If I were you'd I'd be changing passwords for any sensitive accounts. Most of those trojans were probably just 'aggressive' advertising, but maybe not all.

MBAM is usually pretty good about differentiating malicious from shady advertising. That said, yep - any passwords you have stand a REALLY good chance of being compromised. I would change email password first as most things you submit a password change request to will send you mail asking you to click a link. In the relatively unlikely chance that someone is camping in your mail account while you change things, it's just a big extra headache.  I would also -seriously- consider turning on two factor authentication for your email, at least for a few months. I know it's kind of a hassle, but the odds that whoever got your password also cloned your cell phone are very very slim.

That really is an insane number of things tagged as malicious. I'm guessing that a lot of it was multiple hits for the same item - registry changes, file associations, etc. - but that's still definitely an ugly number. I wasn't going to suggest this as a first step but it's worth running a rootkit scan. In English, a rootkit is a way for folks to access your computer that tends to be harder to notice and bypasses any actively running security measure.

This is a link to the Kaspersky scanner, TDSSKiller. The catch is that Kaspersky is a Russian company and the NSA is NOT a fan of theirs, due to potential links to the government and no guarantee they aren't helping state hackers access your system while killing non-government programs. Normally, in a case like yours, I would get a new hard drive and start from scratch, but that's because I'm typically working on business owned computers, where a replacement hard drive and my time spent is absolutely worth it compared to the risk of a compromised machine.

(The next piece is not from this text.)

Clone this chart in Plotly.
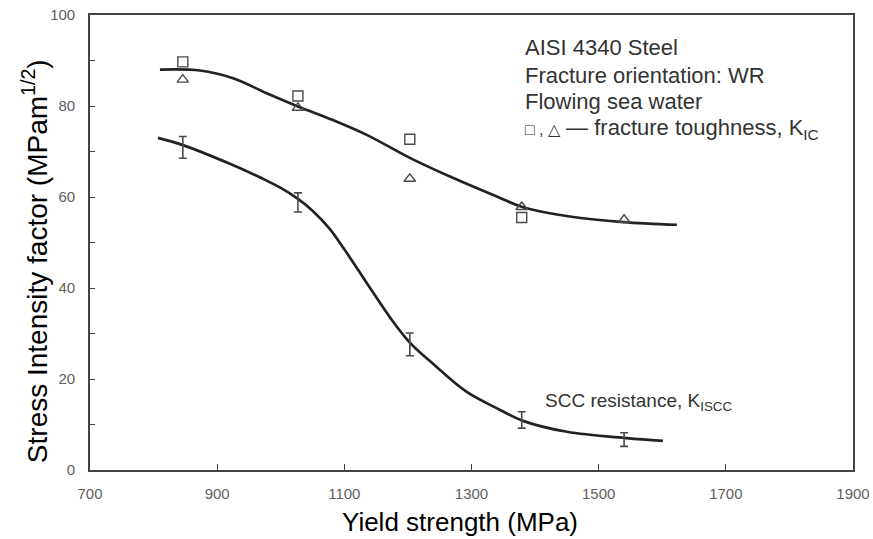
import plotly.graph_objects as go

# Fracture toughness K_IC data (open squares / open triangles)
kic_sq_x = [846, 1027, 1203, 1379]
kic_sq_y = [89.7, 82.2, 72.7, 55.5]
kic_tri_x = [846, 1027, 1203, 1379, 1540]
kic_tri_y = [85.8, 79.6, 64.0, 57.8, 55.0]

# Fitted K_IC trend curve
kic_fit_x = [810, 873, 925, 978, 1027, 1082, 1136, 1203, 1266, 1345, 1380, 1460, 1538, 1623]
kic_fit_y = [88.0, 87.8, 86.1, 82.8, 79.9, 76.9, 73.6, 68.6, 64.5, 59.8, 57.8, 55.6, 54.5, 53.9]

# SCC resistance K_ISCC (mean with scatter band)
kiscc_x = [846, 1027, 1203, 1379, 1540]
kiscc_y = [70.9, 58.8, 27.6, 11.0, 6.7]
kiscc_err = [2.4, 2.1, 2.5, 1.8, 1.5]

# Fitted K_ISCC trend curve
kiscc_fit_x = [807, 846, 920, 972, 1000, 1027, 1050, 1077, 1100, 1124, 1150, 1172, 1203,
               1239, 1292, 1345, 1381, 1450, 1544, 1601]
kiscc_fit_y = [73.0, 71.4, 67.3, 64.0, 62.0, 59.6, 57.0, 53.0, 48.5, 43.5, 38.0, 33.5, 28.0,
               23.4, 17.2, 13.2, 10.8, 8.4, 7.0, 6.4]

x_ticks = [700, 900, 1100, 1300, 1500, 1700, 1900]
y_ticks = [0, 10, 20, 30, 40, 50, 60, 70, 80, 90, 100]
y_labels = ["0", "", "20", "", "40", "", "60", "", "80", "", "100"]

ink = "#222222"
frame = "#444444"
mark = "#4a4a4a"
sans = "Liberation Sans, Arial, Helvetica, sans-serif"

fig = go.Figure()

for fx, fy in [(kic_fit_x, kic_fit_y), (kiscc_fit_x, kiscc_fit_y)]:
    fig.add_trace(go.Scatter(
        x=fx, y=fy, mode="lines",
        line=dict(color=ink, width=2.7, shape="spline", smoothing=1.0),
        hoverinfo="skip", showlegend=False))

fig.add_trace(go.Scatter(
    x=kic_sq_x, y=kic_sq_y, mode="markers",
    marker=dict(symbol="square-open", size=10, color=mark, line=dict(width=1.4, color=mark)),
    showlegend=False))

fig.add_trace(go.Scatter(
    x=kic_tri_x, y=kic_tri_y, mode="markers",
    marker=dict(symbol="triangle-up-open", size=10, color=mark, line=dict(width=1.4, color=mark)),
    showlegend=False))

fig.add_trace(go.Scatter(
    x=kiscc_x, y=kiscc_y, mode="markers",
    marker=dict(size=2, color="rgba(0,0,0,0)"),
    error_y=dict(type="data", array=kiscc_err, visible=True,
                 color=mark, thickness=1.6, width=4),
    showlegend=False))

txt_font = dict(family=sans, size=22, color="#333333")

info_lines = [
    "AISI 4340 Steel",
    "Fracture orientation: WR",
    "Flowing sea water",
    "<span style=\"font-size:16px\">□ , △</span> — fracture toughness, K<sub>IC</sub>",
]
info_y = [0.9275, 0.8681, 0.8088, 0.7495]
for t, yy in zip(info_lines, info_y):
    fig.add_annotation(
        x=0.5675, y=yy, xref="paper", yref="paper",
        xanchor="left", yanchor="middle", showarrow=False,
        text=t, font=txt_font)

fig.add_annotation(
    x=0.5937, y=0.1495, xref="paper", yref="paper",
    xanchor="left", yanchor="middle", showarrow=False,
    text="SCC resistance, K<sub>ISCC</sub>",
    font=dict(family=sans, size=19, color="#333333"))

# Axis titles
fig.add_annotation(
    x=-0.0721, y=0.459, xref="paper", yref="paper",
    xanchor="center", yanchor="middle", showarrow=False, textangle=-90,
    text="Stress Intensity factor (MPam<sup>1/2</sup>)",
    font=dict(family=sans, size=28, color="#000000"))

fig.add_annotation(
    x=0.4855, y=-0.1136, xref="paper", yref="paper",
    xanchor="center", yanchor="middle", showarrow=False,
    text="Yield strength (MPa)",
    font=dict(family=sans, size=26, color="#000000"))

tick_font = dict(family=sans, size=15, color="#606060")

fig.update_xaxes(
    range=[700, 1900], tickvals=x_ticks, automargin=False,
    ticks="inside", ticklen=6, tickwidth=1.2, tickcolor=frame,
    ticklabelstandoff=9,
    showline=True, linecolor=frame, linewidth=1.6, mirror=True,
    showgrid=False, zeroline=False, tickfont=tick_font)

fig.update_yaxes(
    range=[0, 100], tickvals=y_ticks, ticktext=y_labels, automargin=False,
    ticks="inside", ticklen=5, tickwidth=1.2, tickcolor=frame,
    ticklabelstandoff=10,
    showline=True, linecolor=frame, linewidth=1.6, mirror=True,
    showgrid=False, zeroline=False, tickfont=tick_font)

fig.update_layout(
    width=873, height=539,
    margin=dict(l=90, r=20, t=15, b=69),
    paper_bgcolor="white", plot_bgcolor="white",
    showlegend=False)

fig.write_html("out.html", include_plotlyjs=True, full_html=True,
               config={"displayModeBar": False})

If anyone has a free alternative to Kaspersky that's effective, please feel free to post.

With all that said, https://www.bleepingcomputer.com/download/tdsskiller/ will get you a clean copy of the program rather than a shady link or advert site. For convenience, and because bleepingcomputer is reputable, just get the .exe version. Same drill - install it, run it, reboot when it asks you to, wait for it to finish and note any results it may have found. If it does find anything, it's worth running it again until it comes up clean. Once that's done, run MBAM again. Might be overkill, but leaving a drive in play with that many infected hits is enough to make me more paranoid.